INFORMATION PROVIDED:
··········

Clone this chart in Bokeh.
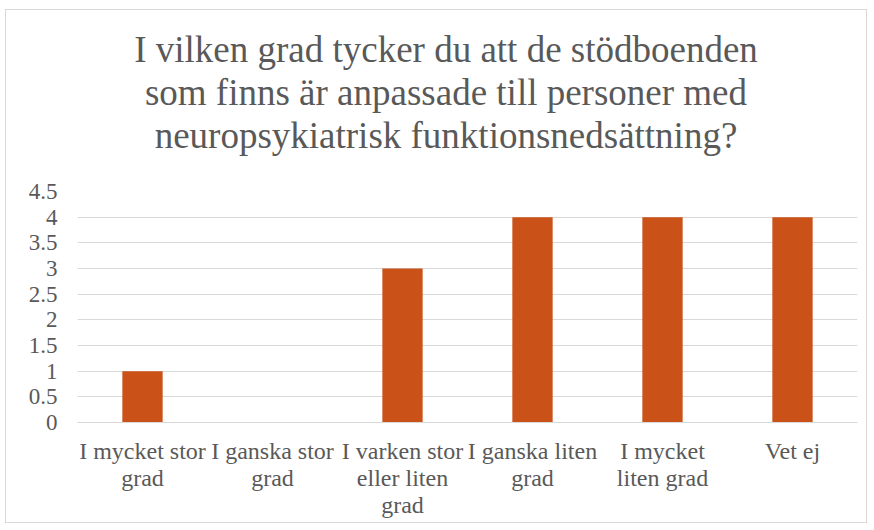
from bokeh.plotting import figure
from bokeh.models import FixedTicker, Range1d, LinearAxis, Div
from bokeh.layouts import column
from bokeh.embed import file_html
from bokeh.resources import INLINE

categories = ["I mycket stor grad", "I ganska stor grad", "I varken stor eller liten grad",
              "I ganska liten grad", "I mycket liten grad", "Vet ej"]
label_line1 = ["I mycket stor", "I ganska stor", "I varken stor", "I ganska liten", "I mycket", "Vet ej"]
label_line2 = ["grad", "grad", "eller liten", "grad", "liten grad", ""]
label_line3 = ["", "", "grad", "", "", ""]
values = [1, 0, 3, 4, 4, 4]
y_ticks = [0, 0.5, 1, 1.5, 2, 2.5, 3, 3.5, 4, 4.5]
title_lines = ["I vilken grad tycker du att de stödboenden",
               "som finns är anpassade till personer med",
               "neuropsykiatrisk funktionsnedsättning?"]

FONT = "Liberation Serif"
GREY = "#595959"

# category slot centres on a numeric axis (one unit per category)
x_pos = [i + 0.5 for i in range(len(categories))]

title = Div(text="<br>".join(title_lines), width=860, height=162,
            styles={"text-align": "center", "font-family": "'Liberation Serif', serif",
                    "font-size": "37px", "line-height": "43px", "color": GREY,
                    "padding-top": "18px", "padding-left": "20px", "box-sizing": "border-box",
                    "width": "860px", "height": "162px", "margin": "0"})

p = figure(x_range=Range1d(0, len(categories)), y_range=Range1d(0, 4.5), width=860, height=350,
           output_backend="svg", toolbar_location=None, tools="")
p.min_border_left = 71
p.min_border_right = 9
p.min_border_top = 19
p.min_border_bottom = 100
p.outline_line_color = None

p.vbar(x=x_pos, top=values, width=0.31, color="#CA5118", line_color=None)

p.yaxis.ticker = FixedTicker(ticks=y_ticks)
p.yaxis.major_label_overrides = {t: (str(int(t)) if float(t).is_integer() else str(t)) for t in y_ticks}
p.yaxis.axis_line_color = None
p.yaxis.major_tick_line_color = None
p.yaxis.major_tick_out = 0
p.yaxis.minor_tick_line_color = None
p.yaxis.major_label_text_font = FONT
p.yaxis.major_label_text_font_size = "23px"
p.yaxis.major_label_text_color = GREY
p.yaxis.major_label_standoff = 20

def style_x(ax, standoff, labels):
    ax.ticker = FixedTicker(ticks=x_pos)
    ax.major_label_overrides = {x: (l if l else " ") for x, l in zip(x_pos, labels)}
    ax.major_tick_line_color = None
    ax.major_tick_out = 0
    ax.major_tick_in = 0
    ax.minor_tick_line_color = None
    ax.minor_tick_out = 0
    ax.major_label_text_font = FONT
    ax.major_label_text_font_size = "24px"
    ax.major_label_text_color = GREY
    ax.major_label_standoff = standoff

p.xaxis.axis_line_color = "#d9d9d9"
style_x(p.xaxis[0], 15, label_line1)

for lines in (label_line2, label_line3):
    ax = LinearAxis()
    ax.axis_line_color = None
    style_x(ax, -2, lines)
    p.add_layout(ax, "below")

p.xgrid.grid_line_color = None
p.ygrid.grid_line_color = "#d9d9d9"

layout = column(title, p, spacing=0,
                styles={"border": "1px solid #d9d9d9", "margin-left": "5px", "margin-top": "9px"})

open("out.html", "w").write(file_html(layout, INLINE))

··········

EXERCISE DETAILS:
Everything from the first line of the listing above through the line that contains "from bokeh.resources import INLINE" is to be restated word for word, minus the pictures.

RESULT FOR THIS EXERCISE:
Clone this chart in Bokeh.
from bokeh.plotting import figure
from bokeh.models import FixedTicker, Range1d, LinearAxis, Div
from bokeh.layouts import column
from bokeh.embed import file_html
from bokeh.resources import INLINE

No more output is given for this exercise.